**To do**.
Within the records that follow, find every line containing the string "this". Copy those lines.

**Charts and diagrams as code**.
* * *

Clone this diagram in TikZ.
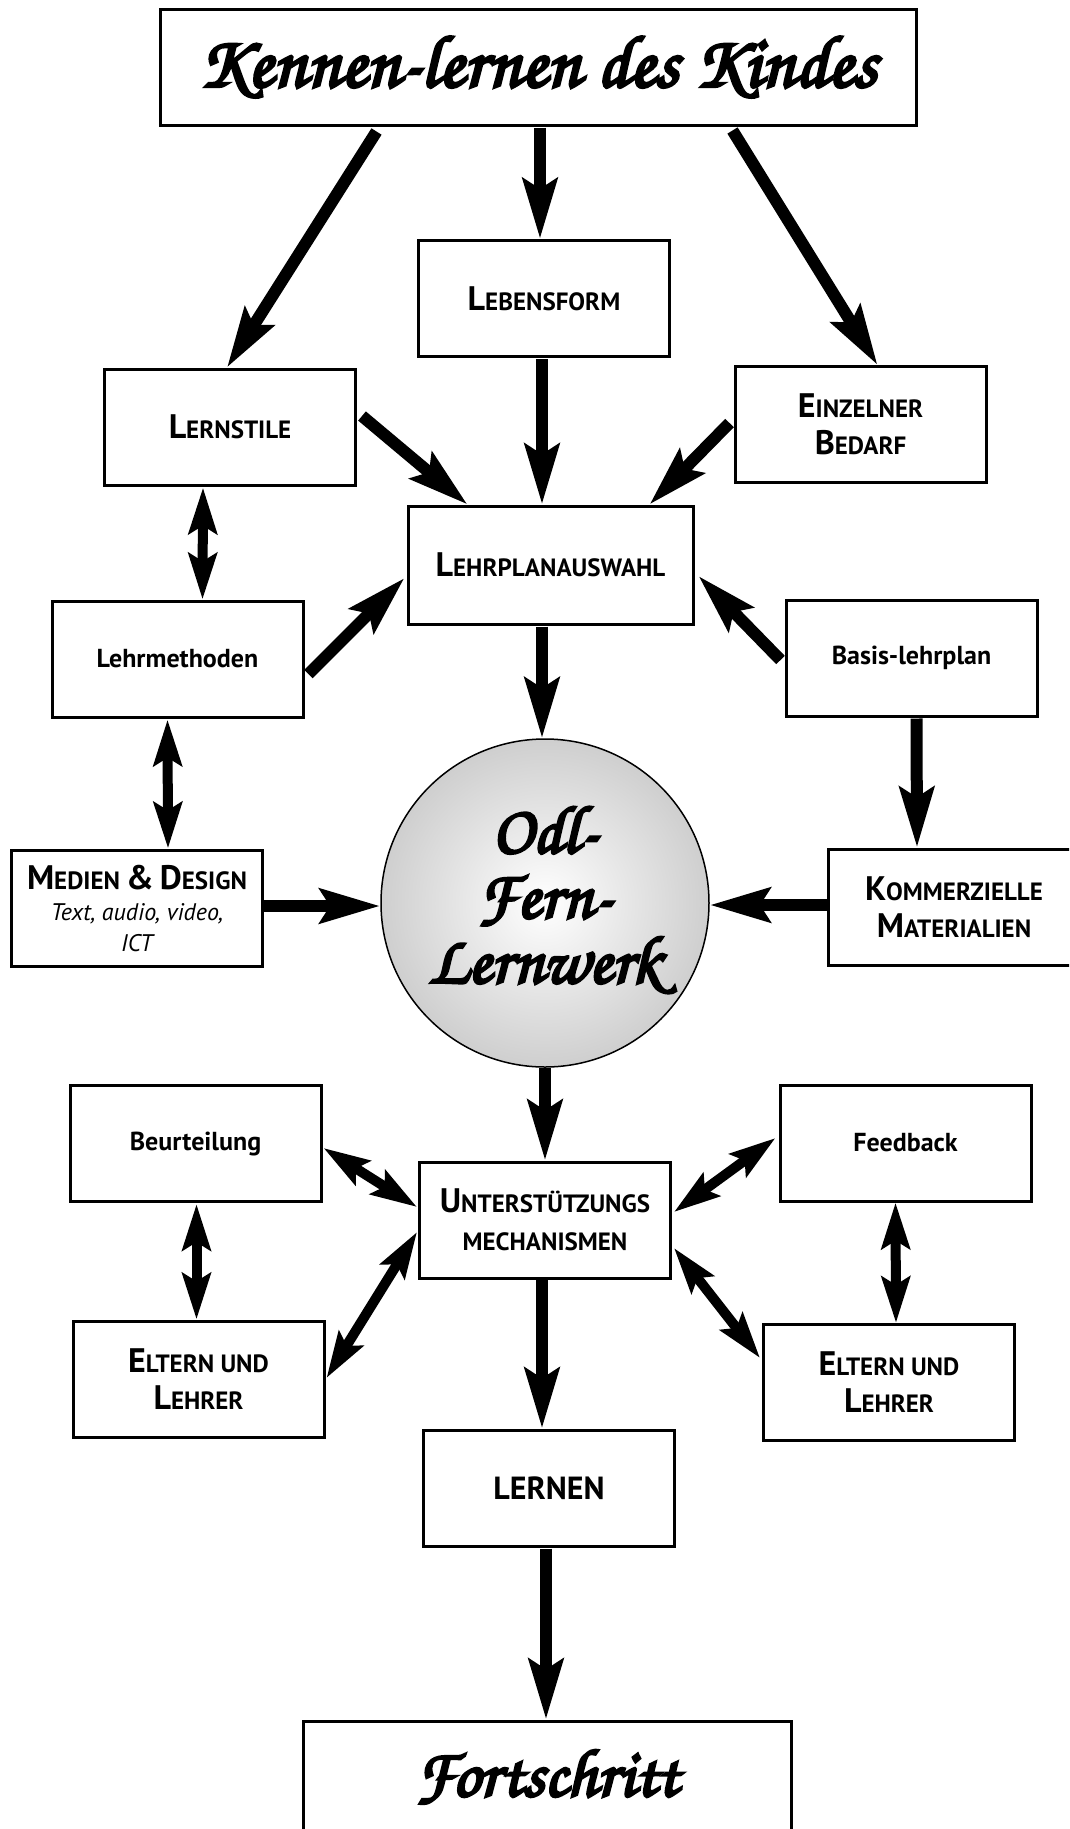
\documentclass[tikz,border=0pt]{standalone}
\usepackage{fontspec}
\setmainfont{PT Sans}
\newfontfamily\scr[FakeBold=4]{texgyrechorus-mediumitalic.otf}
\usetikzlibrary{arrows.meta,calc,shadings}
\newcommand{\bigc}[1]{{\fontsize{34}{37}\selectfont #1}}
\newcommand{\smc}[1]{{\fontsize{25}{37}\selectfont #1}}
\pgfdeclareradialshading{ballshade}{\pgfpoint{0bp}{0bp}}{color(0bp)=(white); color(50bp)=(black!38); color(75bp)=(black!38)}
\begin{document}
\begin{tikzpicture}[x=1pt,y=-1pt,
  box/.style={draw, line width=3pt, fill=white, inner sep=0pt, align=center,
    minimum width=251pt, minimum height=116pt,
    font=\fontsize{25}{37}\selectfont\bfseries},
  plain/.style={font=\fontsize{26}{30}\selectfont\bfseries},
  mainarr/.style={line width=12pt, -{Stealth[length=60pt,width=34pt,inset=10pt]}},
  biarr/.style={line width=10pt, {Stealth[length=46pt,width=28pt,inset=8pt]}-{Stealth[length=46pt,width=28pt,inset=8pt]}},
  scriptfont/.style={font=\scr\fontsize{74}{70}\selectfont}
]
\useasboundingbox (0,0) rectangle (1069,1829);
\begin{scope}
\clip (0,0) rectangle (1069,1829);
% nodes
\node[box, minimum width=756pt, scriptfont] (title) at (538,67) {Kennen-lernen des Kindes};
\node[box] (lebensform) at (544,298.5) {\bigc{L}\smc{EBENSFORM}};
\node[box] (lernstile) at (230,427) {\bigc{L}\smc{ERNSTILE}};
\node[box] (einzelner) at (860.5,424.5) {\bigc{E}\smc{INZELNER}\\\bigc{B}\smc{EDARF}};
\node[box, minimum width=285pt, minimum height=118pt] (lehrplan) at (550.5,565) {\bigc{L}\smc{EHRPLANAUSWAHL}};
\node[box, plain] (lehrmethoden) at (177.5,659) {Lehrmethoden};
\node[box, plain] (basis) at (911.5,658) {Basis-lehrplan};
\node[box, font=\fontsize{24}{31}\selectfont\bfseries] (medien) at (137,908)
  {\bigc{M}\smc{EDIEN} \bigc{\&} \bigc{D}\smc{ESIGN}\\{\mdseries\itshape Text, audio, video,}\\{\mdseries\itshape ICT}};
\node[circle, draw, line width=1.5pt, minimum size=328pt, inner sep=0pt, shading=ballshade] (ball) at (545,903) {};
\node[align=center, font=\scr\fontsize{68}{65}\selectfont, inner sep=0pt] (balltext) at ([yshift=3]ball.center) {Odl-\\Fern-\\Lernwerk};
\node[box] (kommerz) at (954,907) {\bigc{K}\smc{OMMERZIELLE}\\\bigc{M}\smc{ATERIALIEN}};
\node[box, plain] (beurteilung) at (195.5,1143.5) {Beurteilung};
\node[box, font=\fontsize{25}{38}\selectfont\bfseries] (unterst) at (545,1220) {\bigc{U}\smc{NTERSTÜTZUNGS}\\\smc{MECHANISMEN}};
\node[box, plain] (feedback) at (905.5,1143) {Feedback};
\node[box] (elternL) at (198.5,1379) {\bigc{E}\smc{LTERN UND}\\\bigc{L}\smc{EHRER}};
\node[box] (elternR) at (889,1382.5) {\bigc{E}\smc{LTERN UND}\\\bigc{L}\smc{EHRER}};
\node[box, font=\fontsize{32}{36}\selectfont\bfseries] (lernen) at (549,1488) {LERNEN};
\node[box, minimum width=488pt, font=\scr\fontsize{68}{70}\selectfont, text depth=0pt] (fort) at (547,1779) {\raisebox{12pt}{Fortschritt}};
% arrows
\draw[mainarr] ([shift={(218,5)}]title.south west) -- ([shift={(124,0)}]lernstile.north west);
\draw[mainarr] ([shift={(2,1)}]title.south) -- ([shift={(-4,0)}]lebensform.north);
\draw[mainarr] ([shift={(-185,4)}]title.south east) -- ([shift={(144,0)}]einzelner.north west);
\draw[mainarr] ([shift={(5,-11)}]lernstile.east) -- ([shift={(61,0)}]lehrplan.north west);
\draw[mainarr] ([shift={(-2,1)}]lebensform.south) -- ([shift={(-8.5,0)}]lehrplan.north);
\draw[mainarr] ([shift={(-4,-1.5)}]einzelner.west) -- ([shift={(-45,0)}]lehrplan.north east);
\draw[biarr] ([shift={(100,1)}]lernstile.south west) -- ([shift={(152,0)}]lehrmethoden.north west);
\draw[mainarr] ([shift={(4,15)}]lehrmethoden.east) -- ([shift={(-2,13)}]lehrplan.west);
\draw[mainarr] ([shift={(-4,2)}]basis.west) -- ([shift={(4,11)}]lehrplan.east);
\draw[mainarr] ([shift={(-8.5,1)}]lehrplan.south) -- ([shift={(-3,0)}]ball.north);
\draw[biarr] ([shift={(117,1)}]lehrmethoden.south west) -- ([shift={(158,0)}]medien.north west);
\draw[mainarr] ([shift={(132,1)}]basis.south west) -- ([shift={(90,0)}]kommerz.north west);
\draw[mainarr] ([shift={(0,-2)}]medien.east) -- ([shift={(0,3)}]ball.west);
\draw[mainarr] ([shift={(0,-2)}]kommerz.west) -- ([shift={(0,2)}]ball.east);
\draw[mainarr] (ball.south) -- (unterst.north);
\draw[biarr] ([shift={(1,4.5)}]beurteilung.east) -- ([shift={(-1,-13)}]unterst.west);
\draw[biarr] ([shift={(-3,-5)}]feedback.west) -- ([shift={(2,-8)}]unterst.east);
\draw[biarr] ([shift={(128,1)}]beurteilung.south west) -- ([shift={(125,0)}]elternL.north west);
\draw[biarr] ([shift={(117,0)}]feedback.south west) -- ([shift={(134,0)}]elternR.north west);
\draw[biarr] ([shift={(-1,12)}]unterst.west) -- ([shift={(1,-1)}]elternL.east);
\draw[biarr] ([shift={(2,28)}]unterst.east) -- ([shift={(-2,-24.5)}]elternR.west);
\draw[mainarr] ([shift={(-3,0)}]unterst.south) -- ([shift={(-7,0)}]lernen.north);
\draw[mainarr] ([shift={(-3,1)}]lernen.south) -- ([shift={(-1,0)}]fort.north);
\end{scope}
\end{tikzpicture}
\end{document}
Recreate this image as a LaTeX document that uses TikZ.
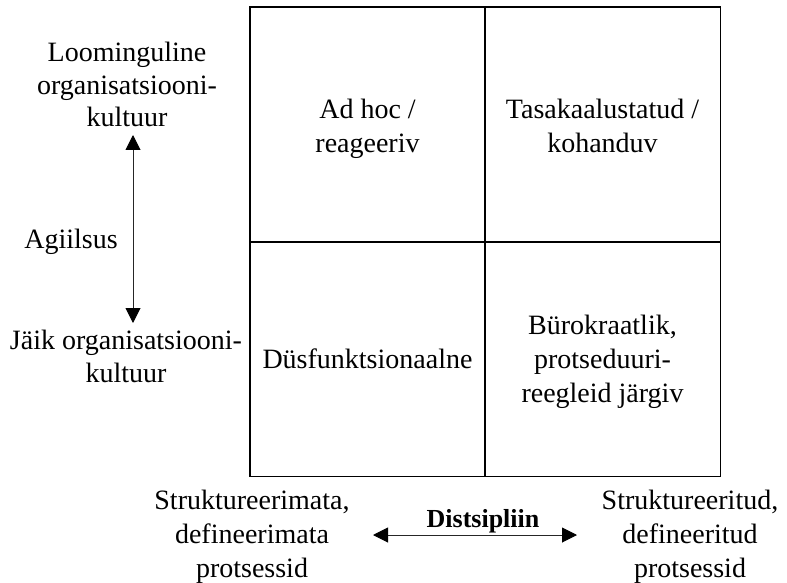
\documentclass[tikz,border=0pt]{standalone}
\usepackage{fontspec}
\setmainfont{Liberation Serif}
\usetikzlibrary{arrows.meta}
\begin{document}
\begin{tikzpicture}[x=1pt,y=-1pt,
  % multi-line labels are placed by the baseline of their last line
  lbl/.style={inner sep=0pt, align=center, anchor=base,
    font=\fontsize{28}{34}\selectfont},
  sidelbl/.style={lbl, font=\fontsize{28}{32.5}\selectfont},
  axislbl/.style={inner sep=0pt, anchor=base,
    font=\fontsize{26}{30}\selectfont\bfseries},
  frame/.style={draw=black, line width=1.4pt},
  axis/.style={draw=black!85, line width=1pt,
    {Triangle[length=15pt,width=15pt,color=black]}-{Triangle[length=15pt,width=15pt,color=black]}},
]
\useasboundingbox (0,0) rectangle (787,583);

% the 2x2 matrix
\coordinate (tl) at (250,7);
\coordinate (br) at (720.5,476.5);
\coordinate (mt) at (485,7);
\coordinate (mb) at (485,476.5);
\coordinate (ml) at (250,242);
\coordinate (mr) at (720.5,242);
\draw[frame] (tl) rectangle (br);
\draw[frame] (mt) -- (mb);
\draw[frame] (ml) -- (mr);

% quadrant labels
\node[lbl] (adhoc) at (367.5,153) {Ad hoc /\\reageeriv};
\node[lbl] (tasa)  at (602.5,153) {Tasakaalustatud /\\kohanduv};
\node[lbl] (dys)   at (367.5,368) {Düsfunktsionaalne};
\node[lbl] (buro)  at (602.5,402) {Bürokraatlik,\\protseduuri-\\reegleid järgiv};

% vertical axis: agility
\node[sidelbl] (loom) at (127,127) {Loominguline\\organisatsiooni-\\kultuur};
\node[sidelbl] (jaik) at (126,382) {Jäik organisatsiooni-\\kultuur};
\node[lbl] (agil) at (71,248) {Agiilsus};
\coordinate (agU) at (133,135);
\coordinate (agD) at (133,323);
\draw[axis] (agU) -- (agD);

% horizontal axis: discipline
\node[lbl] (unstr) at (252,577) {Struktureerimata,\\defineerimata\\protsessid};
\node[lbl] (str)   at (690,577) {Struktureeritud,\\defineeritud\\protsessid};
\node[axislbl] (dist) at (483,527) {Distsipliin};
\coordinate (diL) at (373,535);
\coordinate (diR) at (577,535);
\draw[axis] (diL) -- (diR);
\end{tikzpicture}
\end{document}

* * *

**Answer below**.
Clone this diagram in TikZ.
Recreate this image as a LaTeX document that uses TikZ.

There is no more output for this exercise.